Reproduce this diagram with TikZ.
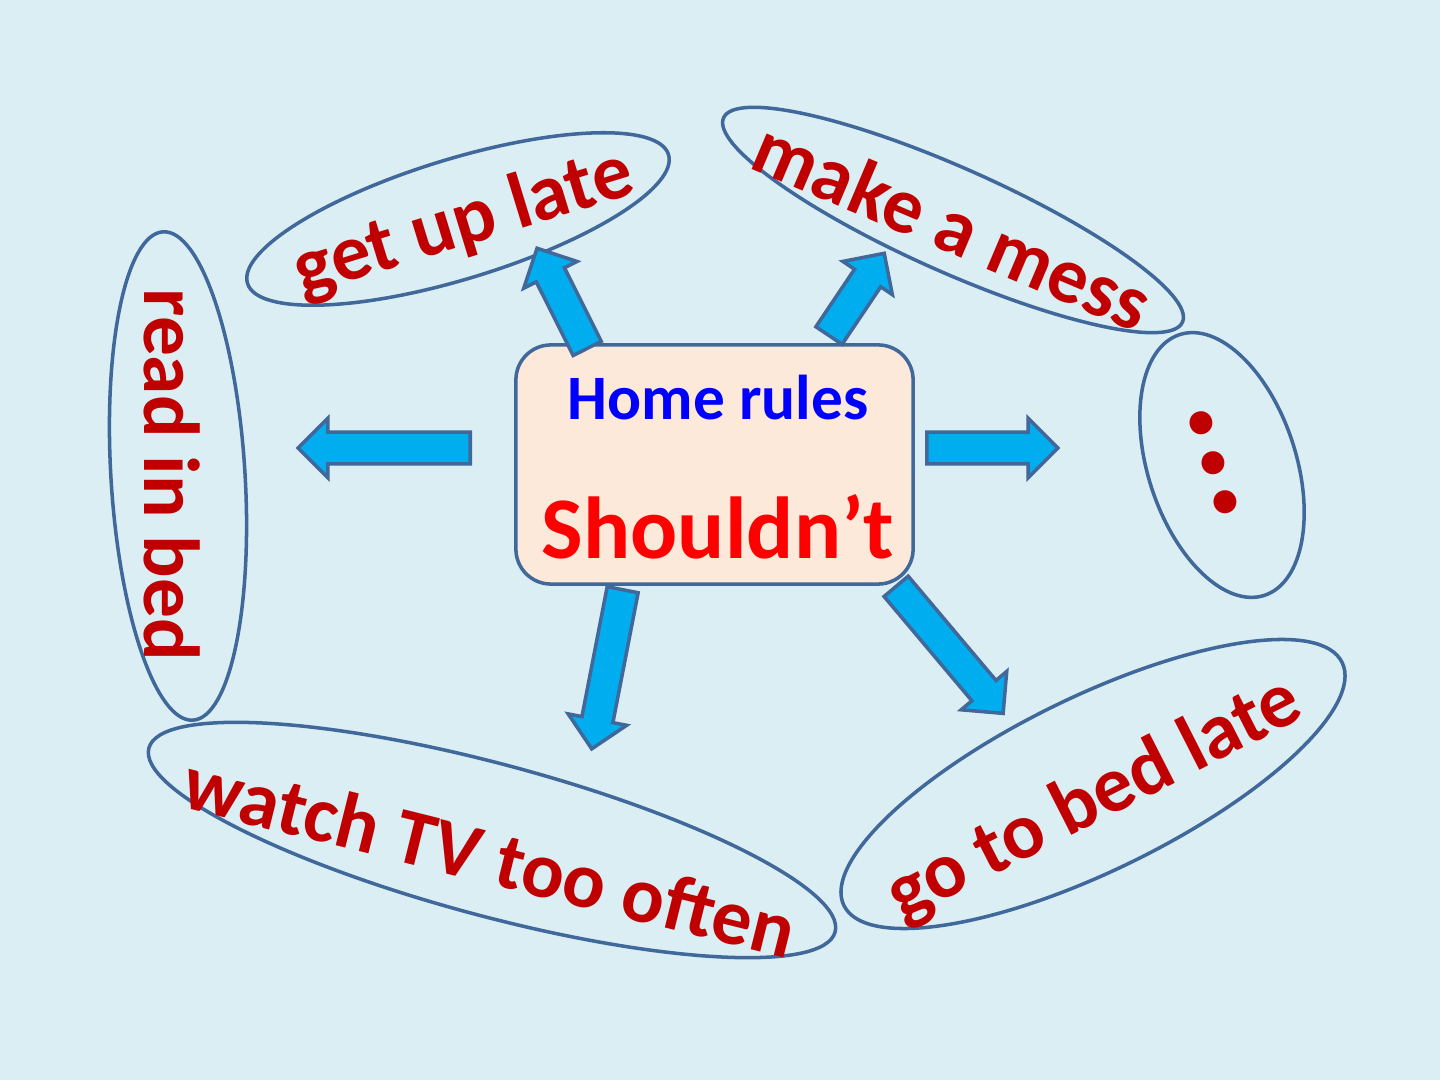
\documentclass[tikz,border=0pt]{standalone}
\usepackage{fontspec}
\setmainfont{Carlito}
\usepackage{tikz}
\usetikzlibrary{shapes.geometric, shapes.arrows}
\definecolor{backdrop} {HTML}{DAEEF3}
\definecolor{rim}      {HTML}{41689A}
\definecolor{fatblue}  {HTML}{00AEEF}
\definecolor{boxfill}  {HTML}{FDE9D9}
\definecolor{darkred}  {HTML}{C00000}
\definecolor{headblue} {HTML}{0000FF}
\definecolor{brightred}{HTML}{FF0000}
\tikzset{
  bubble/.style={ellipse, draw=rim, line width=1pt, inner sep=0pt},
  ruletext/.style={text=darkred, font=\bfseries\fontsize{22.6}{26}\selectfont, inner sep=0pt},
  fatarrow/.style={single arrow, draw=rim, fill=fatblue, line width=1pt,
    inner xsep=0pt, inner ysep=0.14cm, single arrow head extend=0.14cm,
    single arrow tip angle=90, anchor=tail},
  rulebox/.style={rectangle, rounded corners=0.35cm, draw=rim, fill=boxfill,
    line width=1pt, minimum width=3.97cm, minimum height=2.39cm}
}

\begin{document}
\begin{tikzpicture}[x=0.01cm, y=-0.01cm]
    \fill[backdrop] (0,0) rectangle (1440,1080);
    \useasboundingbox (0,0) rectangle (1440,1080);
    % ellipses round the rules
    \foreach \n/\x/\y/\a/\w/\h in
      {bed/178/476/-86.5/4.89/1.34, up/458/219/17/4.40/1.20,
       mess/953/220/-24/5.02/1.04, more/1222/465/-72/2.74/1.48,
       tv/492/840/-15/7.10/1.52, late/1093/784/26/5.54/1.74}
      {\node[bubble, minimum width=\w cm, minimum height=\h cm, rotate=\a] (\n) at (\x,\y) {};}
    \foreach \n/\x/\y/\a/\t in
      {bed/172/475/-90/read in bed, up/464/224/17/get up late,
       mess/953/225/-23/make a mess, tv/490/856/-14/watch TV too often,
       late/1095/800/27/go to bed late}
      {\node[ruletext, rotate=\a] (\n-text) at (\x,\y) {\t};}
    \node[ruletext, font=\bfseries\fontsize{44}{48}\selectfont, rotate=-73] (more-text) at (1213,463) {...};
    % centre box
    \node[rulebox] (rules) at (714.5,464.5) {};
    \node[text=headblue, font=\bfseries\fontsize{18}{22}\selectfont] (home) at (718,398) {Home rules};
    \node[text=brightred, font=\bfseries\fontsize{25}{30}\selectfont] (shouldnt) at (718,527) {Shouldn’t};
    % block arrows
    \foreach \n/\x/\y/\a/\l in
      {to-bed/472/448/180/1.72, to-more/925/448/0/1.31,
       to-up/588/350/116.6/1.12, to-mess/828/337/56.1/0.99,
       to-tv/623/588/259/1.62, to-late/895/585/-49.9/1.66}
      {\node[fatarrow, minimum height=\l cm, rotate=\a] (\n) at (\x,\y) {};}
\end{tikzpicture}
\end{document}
────────────────────────────────────────
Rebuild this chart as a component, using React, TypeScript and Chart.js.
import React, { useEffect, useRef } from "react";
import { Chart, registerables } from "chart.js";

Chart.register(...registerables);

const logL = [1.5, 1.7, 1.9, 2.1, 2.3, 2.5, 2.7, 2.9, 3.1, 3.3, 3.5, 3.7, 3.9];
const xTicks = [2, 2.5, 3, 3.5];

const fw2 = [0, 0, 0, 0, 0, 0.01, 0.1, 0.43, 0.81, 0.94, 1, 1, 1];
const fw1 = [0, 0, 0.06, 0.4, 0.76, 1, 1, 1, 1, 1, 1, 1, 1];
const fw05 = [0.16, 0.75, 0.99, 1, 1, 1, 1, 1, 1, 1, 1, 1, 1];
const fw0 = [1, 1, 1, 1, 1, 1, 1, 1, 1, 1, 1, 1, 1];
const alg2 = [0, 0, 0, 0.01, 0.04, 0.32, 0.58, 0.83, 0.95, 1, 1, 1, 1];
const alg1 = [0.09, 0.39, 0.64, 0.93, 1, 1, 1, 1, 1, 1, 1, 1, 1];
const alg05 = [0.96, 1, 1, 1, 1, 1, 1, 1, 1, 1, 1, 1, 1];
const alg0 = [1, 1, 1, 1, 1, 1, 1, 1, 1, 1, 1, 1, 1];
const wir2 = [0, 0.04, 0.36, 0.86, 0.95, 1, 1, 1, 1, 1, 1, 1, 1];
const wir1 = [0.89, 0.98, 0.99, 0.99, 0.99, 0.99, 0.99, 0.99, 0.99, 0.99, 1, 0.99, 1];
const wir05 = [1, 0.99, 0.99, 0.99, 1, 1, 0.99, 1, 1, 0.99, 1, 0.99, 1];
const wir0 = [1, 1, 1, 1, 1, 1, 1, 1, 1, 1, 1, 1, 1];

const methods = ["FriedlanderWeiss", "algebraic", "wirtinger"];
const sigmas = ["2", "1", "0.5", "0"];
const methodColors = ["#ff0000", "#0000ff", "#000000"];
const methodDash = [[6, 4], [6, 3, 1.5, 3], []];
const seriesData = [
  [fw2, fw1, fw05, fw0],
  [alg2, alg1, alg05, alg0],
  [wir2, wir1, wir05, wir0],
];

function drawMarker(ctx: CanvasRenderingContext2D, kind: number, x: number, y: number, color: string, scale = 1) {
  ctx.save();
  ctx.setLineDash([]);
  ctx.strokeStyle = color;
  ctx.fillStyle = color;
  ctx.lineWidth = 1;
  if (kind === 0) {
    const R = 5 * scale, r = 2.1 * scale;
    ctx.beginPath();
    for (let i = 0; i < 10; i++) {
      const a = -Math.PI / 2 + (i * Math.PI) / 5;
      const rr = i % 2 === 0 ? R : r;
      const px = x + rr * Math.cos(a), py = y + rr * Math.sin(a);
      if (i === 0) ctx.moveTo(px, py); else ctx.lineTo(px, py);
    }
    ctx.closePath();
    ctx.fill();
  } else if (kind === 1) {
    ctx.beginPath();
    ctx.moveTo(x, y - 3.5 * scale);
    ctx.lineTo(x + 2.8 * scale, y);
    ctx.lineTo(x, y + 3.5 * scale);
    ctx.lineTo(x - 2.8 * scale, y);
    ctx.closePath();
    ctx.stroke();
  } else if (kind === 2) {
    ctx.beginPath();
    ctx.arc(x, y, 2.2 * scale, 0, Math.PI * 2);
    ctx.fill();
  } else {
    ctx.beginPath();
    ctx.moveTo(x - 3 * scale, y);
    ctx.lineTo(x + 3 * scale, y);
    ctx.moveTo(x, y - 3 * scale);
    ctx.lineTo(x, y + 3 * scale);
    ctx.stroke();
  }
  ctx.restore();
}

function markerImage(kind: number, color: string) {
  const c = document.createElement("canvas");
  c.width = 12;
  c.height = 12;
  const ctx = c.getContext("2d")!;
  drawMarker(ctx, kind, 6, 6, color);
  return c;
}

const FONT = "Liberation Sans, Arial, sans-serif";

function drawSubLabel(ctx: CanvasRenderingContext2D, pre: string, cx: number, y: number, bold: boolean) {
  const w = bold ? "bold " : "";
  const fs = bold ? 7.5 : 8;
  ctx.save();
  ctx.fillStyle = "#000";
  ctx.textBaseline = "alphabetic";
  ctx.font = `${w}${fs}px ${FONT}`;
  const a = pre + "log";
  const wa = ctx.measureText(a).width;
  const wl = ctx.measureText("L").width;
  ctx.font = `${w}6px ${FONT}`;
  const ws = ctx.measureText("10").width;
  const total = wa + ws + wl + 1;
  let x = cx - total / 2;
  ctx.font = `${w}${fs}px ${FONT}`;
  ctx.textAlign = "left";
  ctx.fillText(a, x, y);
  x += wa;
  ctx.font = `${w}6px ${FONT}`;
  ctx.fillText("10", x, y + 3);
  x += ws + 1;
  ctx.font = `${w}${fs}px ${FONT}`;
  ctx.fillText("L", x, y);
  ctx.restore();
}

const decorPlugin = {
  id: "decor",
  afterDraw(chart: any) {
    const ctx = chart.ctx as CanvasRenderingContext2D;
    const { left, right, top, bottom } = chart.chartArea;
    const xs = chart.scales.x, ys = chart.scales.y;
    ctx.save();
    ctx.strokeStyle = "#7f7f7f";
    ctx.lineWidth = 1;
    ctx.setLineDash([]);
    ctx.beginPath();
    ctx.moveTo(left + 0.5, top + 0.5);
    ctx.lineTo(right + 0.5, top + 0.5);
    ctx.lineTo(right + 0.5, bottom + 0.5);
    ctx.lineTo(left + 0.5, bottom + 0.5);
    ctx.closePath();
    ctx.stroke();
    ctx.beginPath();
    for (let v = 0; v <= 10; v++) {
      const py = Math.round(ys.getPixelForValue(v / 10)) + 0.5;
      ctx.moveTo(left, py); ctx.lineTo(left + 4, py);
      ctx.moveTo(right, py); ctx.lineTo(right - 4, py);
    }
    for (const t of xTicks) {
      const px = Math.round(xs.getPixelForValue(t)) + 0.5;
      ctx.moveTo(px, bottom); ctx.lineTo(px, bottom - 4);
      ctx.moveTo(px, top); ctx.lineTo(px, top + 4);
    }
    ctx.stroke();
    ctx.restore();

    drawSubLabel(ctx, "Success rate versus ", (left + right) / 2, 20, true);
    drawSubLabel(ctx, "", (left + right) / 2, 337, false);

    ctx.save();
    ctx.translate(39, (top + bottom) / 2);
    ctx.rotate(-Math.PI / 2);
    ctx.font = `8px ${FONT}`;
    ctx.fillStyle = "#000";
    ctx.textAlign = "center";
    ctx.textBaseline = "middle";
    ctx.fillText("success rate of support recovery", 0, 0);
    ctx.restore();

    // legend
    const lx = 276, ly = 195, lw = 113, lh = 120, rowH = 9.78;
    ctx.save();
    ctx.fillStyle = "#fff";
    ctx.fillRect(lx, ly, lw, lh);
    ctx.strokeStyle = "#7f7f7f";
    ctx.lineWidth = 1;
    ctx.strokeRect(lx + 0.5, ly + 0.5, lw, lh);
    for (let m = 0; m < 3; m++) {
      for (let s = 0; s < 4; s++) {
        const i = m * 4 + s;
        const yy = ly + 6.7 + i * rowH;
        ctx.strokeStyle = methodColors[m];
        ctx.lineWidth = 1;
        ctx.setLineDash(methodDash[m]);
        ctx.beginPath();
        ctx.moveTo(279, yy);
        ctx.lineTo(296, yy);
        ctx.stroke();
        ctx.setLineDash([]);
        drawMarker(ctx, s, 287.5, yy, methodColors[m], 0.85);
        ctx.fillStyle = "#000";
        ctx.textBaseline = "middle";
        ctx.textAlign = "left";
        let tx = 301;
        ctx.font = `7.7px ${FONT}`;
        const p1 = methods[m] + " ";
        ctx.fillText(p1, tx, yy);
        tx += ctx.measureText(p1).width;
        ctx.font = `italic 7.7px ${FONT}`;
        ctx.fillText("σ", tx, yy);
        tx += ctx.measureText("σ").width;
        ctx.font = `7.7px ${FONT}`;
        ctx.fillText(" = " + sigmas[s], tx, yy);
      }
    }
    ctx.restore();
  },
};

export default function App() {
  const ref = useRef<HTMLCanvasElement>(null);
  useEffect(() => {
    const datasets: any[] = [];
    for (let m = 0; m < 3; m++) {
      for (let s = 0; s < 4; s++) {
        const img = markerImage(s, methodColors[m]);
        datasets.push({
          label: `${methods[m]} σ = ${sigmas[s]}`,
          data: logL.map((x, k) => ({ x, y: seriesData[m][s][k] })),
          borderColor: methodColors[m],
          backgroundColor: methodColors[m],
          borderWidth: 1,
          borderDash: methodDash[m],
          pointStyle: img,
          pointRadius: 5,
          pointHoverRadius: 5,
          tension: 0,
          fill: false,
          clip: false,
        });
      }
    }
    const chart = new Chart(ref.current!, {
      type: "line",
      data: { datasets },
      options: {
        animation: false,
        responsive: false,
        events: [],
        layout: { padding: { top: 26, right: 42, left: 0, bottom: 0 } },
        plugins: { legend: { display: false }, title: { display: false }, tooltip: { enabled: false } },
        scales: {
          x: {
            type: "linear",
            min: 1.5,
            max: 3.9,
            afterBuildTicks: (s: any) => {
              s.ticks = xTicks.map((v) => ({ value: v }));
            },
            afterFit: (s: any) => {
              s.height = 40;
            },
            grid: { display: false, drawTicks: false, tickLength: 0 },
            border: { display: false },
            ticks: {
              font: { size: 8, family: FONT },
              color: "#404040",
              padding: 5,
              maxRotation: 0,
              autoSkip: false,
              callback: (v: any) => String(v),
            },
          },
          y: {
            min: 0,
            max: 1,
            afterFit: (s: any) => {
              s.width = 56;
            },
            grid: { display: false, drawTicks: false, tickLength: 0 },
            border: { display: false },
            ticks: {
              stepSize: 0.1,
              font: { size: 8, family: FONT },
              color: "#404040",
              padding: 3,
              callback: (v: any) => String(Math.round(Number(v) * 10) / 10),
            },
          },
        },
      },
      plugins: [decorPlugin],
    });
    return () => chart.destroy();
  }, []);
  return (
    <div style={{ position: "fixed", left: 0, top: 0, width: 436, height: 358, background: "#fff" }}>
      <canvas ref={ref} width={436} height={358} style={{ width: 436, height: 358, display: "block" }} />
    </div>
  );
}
────────────────────────────────────────
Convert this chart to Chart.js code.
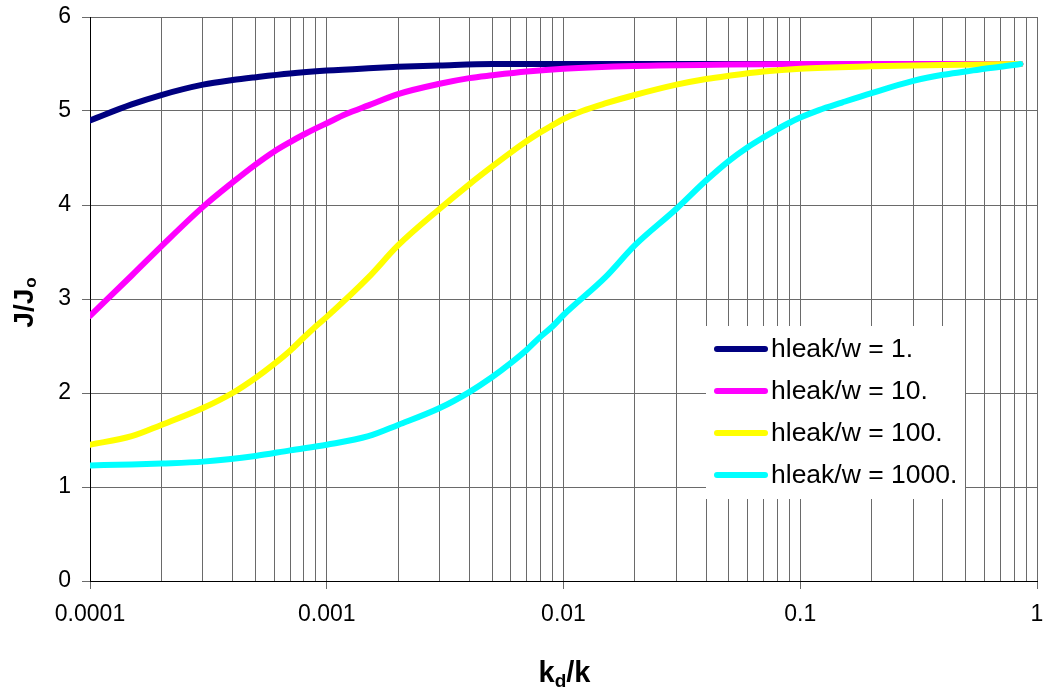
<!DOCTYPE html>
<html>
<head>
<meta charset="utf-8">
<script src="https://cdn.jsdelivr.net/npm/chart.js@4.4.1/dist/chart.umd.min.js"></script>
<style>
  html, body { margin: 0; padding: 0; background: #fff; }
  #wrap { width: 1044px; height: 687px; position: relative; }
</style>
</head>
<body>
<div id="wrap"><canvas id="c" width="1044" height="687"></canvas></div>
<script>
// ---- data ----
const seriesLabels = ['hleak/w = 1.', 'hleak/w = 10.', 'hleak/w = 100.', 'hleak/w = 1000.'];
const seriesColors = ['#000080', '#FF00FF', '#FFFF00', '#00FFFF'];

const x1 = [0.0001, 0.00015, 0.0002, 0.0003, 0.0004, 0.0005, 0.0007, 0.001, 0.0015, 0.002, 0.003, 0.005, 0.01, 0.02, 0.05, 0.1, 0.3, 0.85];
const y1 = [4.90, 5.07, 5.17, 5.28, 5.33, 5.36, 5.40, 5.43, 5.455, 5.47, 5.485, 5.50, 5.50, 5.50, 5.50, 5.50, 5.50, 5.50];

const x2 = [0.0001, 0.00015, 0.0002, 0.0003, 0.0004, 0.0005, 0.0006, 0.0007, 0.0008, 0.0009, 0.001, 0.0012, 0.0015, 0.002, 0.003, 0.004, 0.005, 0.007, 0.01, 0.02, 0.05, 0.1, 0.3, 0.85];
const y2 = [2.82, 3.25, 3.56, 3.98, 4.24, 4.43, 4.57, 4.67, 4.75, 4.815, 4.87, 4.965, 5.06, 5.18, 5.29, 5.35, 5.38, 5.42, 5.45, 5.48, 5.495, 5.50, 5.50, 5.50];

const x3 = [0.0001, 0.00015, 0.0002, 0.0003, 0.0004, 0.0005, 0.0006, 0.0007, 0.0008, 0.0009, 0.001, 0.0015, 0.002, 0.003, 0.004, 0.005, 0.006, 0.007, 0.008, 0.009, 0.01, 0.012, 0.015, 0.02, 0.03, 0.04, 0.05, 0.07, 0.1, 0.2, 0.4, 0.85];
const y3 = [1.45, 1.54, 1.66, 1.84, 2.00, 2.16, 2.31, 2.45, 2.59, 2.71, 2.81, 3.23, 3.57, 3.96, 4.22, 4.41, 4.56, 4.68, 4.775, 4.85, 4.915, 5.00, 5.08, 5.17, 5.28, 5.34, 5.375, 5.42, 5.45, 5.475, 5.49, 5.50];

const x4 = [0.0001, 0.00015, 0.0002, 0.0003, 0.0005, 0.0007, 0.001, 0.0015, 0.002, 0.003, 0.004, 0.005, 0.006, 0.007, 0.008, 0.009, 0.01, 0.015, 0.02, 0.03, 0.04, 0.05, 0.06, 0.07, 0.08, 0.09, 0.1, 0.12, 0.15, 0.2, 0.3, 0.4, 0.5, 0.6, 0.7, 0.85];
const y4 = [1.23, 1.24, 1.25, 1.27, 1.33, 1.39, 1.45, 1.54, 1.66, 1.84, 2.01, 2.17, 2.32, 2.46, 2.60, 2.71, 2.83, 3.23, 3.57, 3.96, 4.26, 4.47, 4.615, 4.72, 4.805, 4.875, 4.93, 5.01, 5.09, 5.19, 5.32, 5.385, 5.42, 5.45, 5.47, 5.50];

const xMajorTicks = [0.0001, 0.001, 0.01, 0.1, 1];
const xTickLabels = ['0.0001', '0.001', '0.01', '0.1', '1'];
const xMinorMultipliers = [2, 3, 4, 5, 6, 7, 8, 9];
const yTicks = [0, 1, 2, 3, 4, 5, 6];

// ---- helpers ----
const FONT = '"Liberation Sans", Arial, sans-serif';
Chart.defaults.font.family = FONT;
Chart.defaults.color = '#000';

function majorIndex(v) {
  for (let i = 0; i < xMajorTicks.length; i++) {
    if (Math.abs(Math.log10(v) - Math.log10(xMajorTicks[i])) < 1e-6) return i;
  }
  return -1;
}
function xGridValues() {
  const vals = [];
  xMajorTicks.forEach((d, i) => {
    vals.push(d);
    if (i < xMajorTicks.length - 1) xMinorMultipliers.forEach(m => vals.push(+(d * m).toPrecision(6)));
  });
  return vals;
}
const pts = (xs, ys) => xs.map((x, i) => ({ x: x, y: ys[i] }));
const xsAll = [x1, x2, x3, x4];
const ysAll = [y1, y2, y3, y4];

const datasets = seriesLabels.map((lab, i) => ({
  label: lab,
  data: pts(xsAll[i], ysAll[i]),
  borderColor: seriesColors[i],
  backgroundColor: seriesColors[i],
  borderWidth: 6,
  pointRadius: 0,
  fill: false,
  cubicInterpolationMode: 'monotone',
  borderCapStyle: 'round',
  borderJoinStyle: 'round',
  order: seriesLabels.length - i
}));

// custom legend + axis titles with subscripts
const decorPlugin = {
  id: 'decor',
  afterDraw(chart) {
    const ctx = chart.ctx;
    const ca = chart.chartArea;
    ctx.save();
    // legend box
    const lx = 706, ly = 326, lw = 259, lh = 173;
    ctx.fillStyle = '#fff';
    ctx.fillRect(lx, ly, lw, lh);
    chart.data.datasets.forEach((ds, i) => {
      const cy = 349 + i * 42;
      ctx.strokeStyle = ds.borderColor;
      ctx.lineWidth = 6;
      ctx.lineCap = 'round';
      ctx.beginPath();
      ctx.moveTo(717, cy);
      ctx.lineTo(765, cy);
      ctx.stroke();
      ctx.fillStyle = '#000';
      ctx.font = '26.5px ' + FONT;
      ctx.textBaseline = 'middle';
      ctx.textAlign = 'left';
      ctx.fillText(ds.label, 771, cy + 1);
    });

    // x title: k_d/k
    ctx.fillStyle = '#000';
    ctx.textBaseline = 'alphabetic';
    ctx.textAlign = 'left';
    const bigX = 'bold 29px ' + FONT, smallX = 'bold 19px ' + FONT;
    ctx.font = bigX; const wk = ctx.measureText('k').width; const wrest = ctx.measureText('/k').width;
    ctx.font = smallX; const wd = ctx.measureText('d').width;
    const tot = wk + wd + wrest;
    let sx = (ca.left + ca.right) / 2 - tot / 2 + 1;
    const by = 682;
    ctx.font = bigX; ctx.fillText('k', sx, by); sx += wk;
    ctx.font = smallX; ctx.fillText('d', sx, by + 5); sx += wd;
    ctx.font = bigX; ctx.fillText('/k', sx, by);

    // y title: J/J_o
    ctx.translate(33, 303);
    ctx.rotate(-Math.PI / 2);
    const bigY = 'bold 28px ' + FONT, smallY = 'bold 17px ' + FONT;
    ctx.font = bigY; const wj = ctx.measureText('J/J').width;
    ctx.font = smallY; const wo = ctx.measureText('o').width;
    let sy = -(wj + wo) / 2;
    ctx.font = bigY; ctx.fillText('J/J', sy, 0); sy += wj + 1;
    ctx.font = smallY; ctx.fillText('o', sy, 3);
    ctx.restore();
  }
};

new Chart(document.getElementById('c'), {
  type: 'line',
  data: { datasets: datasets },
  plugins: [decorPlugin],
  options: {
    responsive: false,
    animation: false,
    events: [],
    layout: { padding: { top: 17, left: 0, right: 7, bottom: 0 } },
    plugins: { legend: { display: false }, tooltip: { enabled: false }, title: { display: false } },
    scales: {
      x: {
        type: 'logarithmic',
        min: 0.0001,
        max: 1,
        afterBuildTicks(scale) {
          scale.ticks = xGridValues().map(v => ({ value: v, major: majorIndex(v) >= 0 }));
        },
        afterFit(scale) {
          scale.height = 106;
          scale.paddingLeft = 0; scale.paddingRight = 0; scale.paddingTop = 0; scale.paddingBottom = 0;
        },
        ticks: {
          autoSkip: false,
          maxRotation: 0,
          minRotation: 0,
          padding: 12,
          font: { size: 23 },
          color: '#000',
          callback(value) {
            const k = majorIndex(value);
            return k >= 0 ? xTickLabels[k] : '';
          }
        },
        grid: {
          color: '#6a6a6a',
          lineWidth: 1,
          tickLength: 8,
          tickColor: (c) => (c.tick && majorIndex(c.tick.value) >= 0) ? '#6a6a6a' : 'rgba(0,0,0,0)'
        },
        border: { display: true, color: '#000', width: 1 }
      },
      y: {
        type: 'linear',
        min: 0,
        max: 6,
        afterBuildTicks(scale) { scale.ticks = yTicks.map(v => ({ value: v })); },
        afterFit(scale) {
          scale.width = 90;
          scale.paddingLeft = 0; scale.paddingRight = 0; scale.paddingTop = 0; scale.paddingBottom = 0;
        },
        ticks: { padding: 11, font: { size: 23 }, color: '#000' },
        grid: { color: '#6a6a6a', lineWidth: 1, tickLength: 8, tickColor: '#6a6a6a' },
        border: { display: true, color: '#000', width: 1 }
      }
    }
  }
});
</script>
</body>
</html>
────────────────────────────────────────
_Brief_
Quote the data above exactly from the line with "Convert this chart to Chart.js code." to the line with "['#000080', '#FF00FF', '#FFFF00', '#00FFFF'];", both ends counted, and nothing else. Pictures don't go in.

_Answer to the task_
Convert this chart to Chart.js code.
<!DOCTYPE html>
<html>
<head>
<meta charset="utf-8">
<script src="https://cdn.jsdelivr.net/npm/chart.js@4.4.1/dist/chart.umd.min.js"></script>
<style>
  html, body { margin: 0; padding: 0; background: #fff; }
  #wrap { width: 1044px; height: 687px; position: relative; }
</style>
</head>
<body>
<div id="wrap"><canvas id="c" width="1044" height="687"></canvas></div>
<script>
// ---- data ----
const seriesLabels = ['hleak/w = 1.', 'hleak/w = 10.', 'hleak/w = 100.', 'hleak/w = 1000.'];
const seriesColors = ['#000080', '#FF00FF', '#FFFF00', '#00FFFF'];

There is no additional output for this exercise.